In spring 2007, Ray Riley ’79 ’81 received a call from the New York Times asking for beef jerky samples. Riley manages the Rosenthal Meat Science and Technology Center at Texas A&M University, where students, faculty and staff manufactured and sold a signature recipe jerky alongside other beef products in-house. Riley thought little of the request until months later when a feature appeared in the paper dubbing the center’s jerky the best in the nation.
“The curled husks looked like the bark harvested from a magical meat tree,” the feature read. “There was an outdoorsy smokiness on the nose and a slowly unfolding flavor with a fierce black pepper finish.” With that mouth-watering endorsement, carnivores across America flooded the center’s phone with orders. “We sold more jerky that following month than we did the previous year!” Riley said.
Though state and national press coverage has mostly underscored its jerky (still sold “the old-fashioned way” over the phone) in recent years, the Rosenthal Center’s focus remains on leading meat science education, research and public service. Research from the center has been especially influential, impacting more than 70% of beef, lamb and pork consumers in the United States today, while the program has also produced more Meat Industry Hall of Fame inductees than any other American university.

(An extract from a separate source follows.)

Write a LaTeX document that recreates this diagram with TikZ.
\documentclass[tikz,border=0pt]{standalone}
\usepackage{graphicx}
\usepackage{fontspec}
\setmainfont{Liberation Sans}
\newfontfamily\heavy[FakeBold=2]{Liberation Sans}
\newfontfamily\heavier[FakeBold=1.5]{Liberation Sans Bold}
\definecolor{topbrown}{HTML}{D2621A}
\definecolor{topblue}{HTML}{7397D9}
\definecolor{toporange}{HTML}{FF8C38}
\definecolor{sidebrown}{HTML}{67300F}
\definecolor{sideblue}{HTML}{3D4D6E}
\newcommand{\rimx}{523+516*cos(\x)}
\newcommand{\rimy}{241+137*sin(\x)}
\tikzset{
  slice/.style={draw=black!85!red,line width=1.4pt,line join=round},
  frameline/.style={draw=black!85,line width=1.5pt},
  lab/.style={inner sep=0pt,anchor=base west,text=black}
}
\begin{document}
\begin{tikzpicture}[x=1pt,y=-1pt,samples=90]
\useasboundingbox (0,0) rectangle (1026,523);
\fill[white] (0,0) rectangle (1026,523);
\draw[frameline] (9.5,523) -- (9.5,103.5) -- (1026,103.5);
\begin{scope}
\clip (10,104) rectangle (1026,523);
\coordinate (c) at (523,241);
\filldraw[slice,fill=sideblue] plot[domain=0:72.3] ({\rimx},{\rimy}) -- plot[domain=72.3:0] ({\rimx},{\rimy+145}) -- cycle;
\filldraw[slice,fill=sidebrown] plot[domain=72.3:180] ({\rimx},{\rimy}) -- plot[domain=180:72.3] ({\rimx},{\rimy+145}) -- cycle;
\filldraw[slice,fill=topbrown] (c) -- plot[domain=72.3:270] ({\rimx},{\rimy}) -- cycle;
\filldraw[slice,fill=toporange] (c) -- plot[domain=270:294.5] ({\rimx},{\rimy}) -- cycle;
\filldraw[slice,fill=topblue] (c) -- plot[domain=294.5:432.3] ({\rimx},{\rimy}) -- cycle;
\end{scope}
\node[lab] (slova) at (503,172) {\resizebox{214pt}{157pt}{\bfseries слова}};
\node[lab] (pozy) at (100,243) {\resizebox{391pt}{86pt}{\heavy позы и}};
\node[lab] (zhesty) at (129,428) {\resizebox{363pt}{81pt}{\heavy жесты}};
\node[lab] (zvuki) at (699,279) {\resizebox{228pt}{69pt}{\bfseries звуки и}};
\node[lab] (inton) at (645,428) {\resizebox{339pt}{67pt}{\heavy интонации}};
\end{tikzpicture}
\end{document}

With plans for a new, cutting-edge facility underway, the meat science program looks to retain its status as the strongest in the nation.

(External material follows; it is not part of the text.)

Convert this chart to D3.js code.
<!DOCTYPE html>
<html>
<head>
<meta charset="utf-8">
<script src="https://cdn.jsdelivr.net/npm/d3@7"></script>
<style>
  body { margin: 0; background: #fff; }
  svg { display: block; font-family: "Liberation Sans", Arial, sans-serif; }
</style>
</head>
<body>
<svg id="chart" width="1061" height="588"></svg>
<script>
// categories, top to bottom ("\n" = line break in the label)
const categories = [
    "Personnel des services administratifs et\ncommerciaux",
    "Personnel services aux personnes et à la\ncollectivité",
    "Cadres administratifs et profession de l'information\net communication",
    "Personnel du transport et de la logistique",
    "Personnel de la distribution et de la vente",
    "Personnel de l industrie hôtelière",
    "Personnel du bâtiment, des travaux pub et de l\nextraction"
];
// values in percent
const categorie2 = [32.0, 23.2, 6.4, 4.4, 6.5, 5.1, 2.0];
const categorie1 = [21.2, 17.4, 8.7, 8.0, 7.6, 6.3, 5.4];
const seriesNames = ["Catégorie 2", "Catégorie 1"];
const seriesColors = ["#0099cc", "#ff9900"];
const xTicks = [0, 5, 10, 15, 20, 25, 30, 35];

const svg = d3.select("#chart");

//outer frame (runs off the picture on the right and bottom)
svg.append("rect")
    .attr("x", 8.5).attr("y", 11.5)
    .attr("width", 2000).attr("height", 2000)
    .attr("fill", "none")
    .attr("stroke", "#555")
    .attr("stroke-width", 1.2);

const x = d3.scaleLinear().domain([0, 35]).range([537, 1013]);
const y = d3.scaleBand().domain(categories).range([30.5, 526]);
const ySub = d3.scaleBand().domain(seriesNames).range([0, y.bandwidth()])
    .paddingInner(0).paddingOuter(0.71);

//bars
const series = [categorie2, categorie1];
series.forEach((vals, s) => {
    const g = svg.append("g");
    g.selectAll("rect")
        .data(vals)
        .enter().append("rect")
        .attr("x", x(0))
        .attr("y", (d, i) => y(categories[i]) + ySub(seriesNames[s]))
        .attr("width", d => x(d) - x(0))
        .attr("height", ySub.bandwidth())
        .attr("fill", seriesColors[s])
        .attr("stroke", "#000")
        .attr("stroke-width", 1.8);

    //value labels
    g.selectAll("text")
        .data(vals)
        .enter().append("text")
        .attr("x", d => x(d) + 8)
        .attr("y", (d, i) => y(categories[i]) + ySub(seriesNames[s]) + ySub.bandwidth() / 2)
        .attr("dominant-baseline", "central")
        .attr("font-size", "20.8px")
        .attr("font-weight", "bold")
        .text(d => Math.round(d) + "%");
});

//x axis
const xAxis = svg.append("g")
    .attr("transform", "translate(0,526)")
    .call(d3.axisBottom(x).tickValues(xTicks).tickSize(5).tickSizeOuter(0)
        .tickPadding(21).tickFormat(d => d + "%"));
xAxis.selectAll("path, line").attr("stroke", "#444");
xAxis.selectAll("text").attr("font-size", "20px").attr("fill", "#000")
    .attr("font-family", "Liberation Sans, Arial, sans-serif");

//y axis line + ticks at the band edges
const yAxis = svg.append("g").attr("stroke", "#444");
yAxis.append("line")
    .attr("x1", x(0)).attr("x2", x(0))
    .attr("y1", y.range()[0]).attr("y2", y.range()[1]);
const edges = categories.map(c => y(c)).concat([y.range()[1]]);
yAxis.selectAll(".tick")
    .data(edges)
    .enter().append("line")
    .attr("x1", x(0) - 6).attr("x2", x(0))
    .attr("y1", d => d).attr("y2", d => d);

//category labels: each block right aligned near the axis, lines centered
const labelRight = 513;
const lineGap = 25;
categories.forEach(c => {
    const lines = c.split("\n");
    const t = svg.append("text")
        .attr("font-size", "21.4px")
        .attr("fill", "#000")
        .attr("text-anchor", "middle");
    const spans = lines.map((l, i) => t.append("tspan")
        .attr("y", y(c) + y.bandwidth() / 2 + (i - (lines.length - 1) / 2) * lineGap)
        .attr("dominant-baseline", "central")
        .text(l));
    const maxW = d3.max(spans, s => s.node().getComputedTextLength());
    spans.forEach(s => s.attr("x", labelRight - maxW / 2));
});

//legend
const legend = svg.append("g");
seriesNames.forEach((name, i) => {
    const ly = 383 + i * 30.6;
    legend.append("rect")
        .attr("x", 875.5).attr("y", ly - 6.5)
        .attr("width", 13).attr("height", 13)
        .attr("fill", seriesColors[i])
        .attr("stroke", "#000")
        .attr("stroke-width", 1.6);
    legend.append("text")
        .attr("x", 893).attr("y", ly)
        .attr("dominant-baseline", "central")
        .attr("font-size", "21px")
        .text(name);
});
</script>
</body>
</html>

As the first land-grant institution in a state historically dependent on its beef cattle industry, Texas A&M set its sights on meat science research in its infancy and has remained a leader since. Before the Rosenthal Center’s construction, cattle were routinely harvested and processed on campus in the Animal Industries Building, which now hosts the university’s nuclear engineering department. During World War II, students and staff processed 9,500 head of livestock in the building, selling more than four million pounds of meat for roughly $300,000 to aid the war effort.
In time, the meat science program blossomed into the largest in the United States, lending much prestige to an already-preeminent animal science department in the College of Agriculture and Life Sciences. To further accommodate the program, a comprehensive 29,538-square-foot facility was constructed in 1983 and dedicated to former student E.M. "Manny" Rosenthal '42 four years later.

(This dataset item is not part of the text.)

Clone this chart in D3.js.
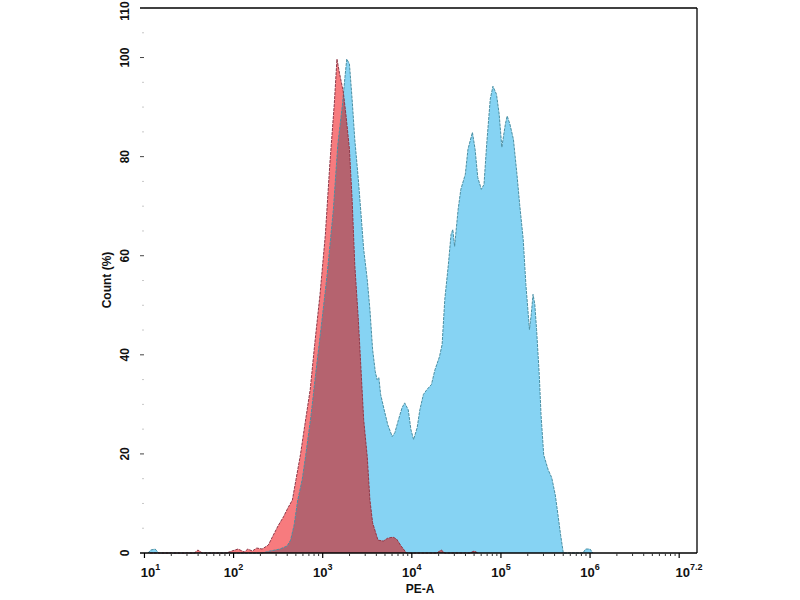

Before he came to Aggieland, Rosenthal worked for Standard Meat Co., which his father founded when Manny was 13. After earning his bachelor’s in animal science with a minor in business administration, Rosenthal served in the Army for three years in North Africa and Europe helping provide meat rations to fellow troops before returning to his father’s business. With his principled leadership and business acumen, Rosenthal helped build Standard Meat into a principal supplier to hotel, restaurant and military outlets.
Rosenthal gave back generously to the arts, the Jewish community and Texas A&M’s meat science program. In 1987, he established the United States’ first endowed meat sciences chair at Texas A&M. The first professor to hold the chair, Dr. Russell Cross ’72, enjoyed a special relationship with his benefactor. “Manny Rosenthal was a very good friend of mine,” Cross said. “He always had a love for Texas A&M and the Department of Animal Science especially.”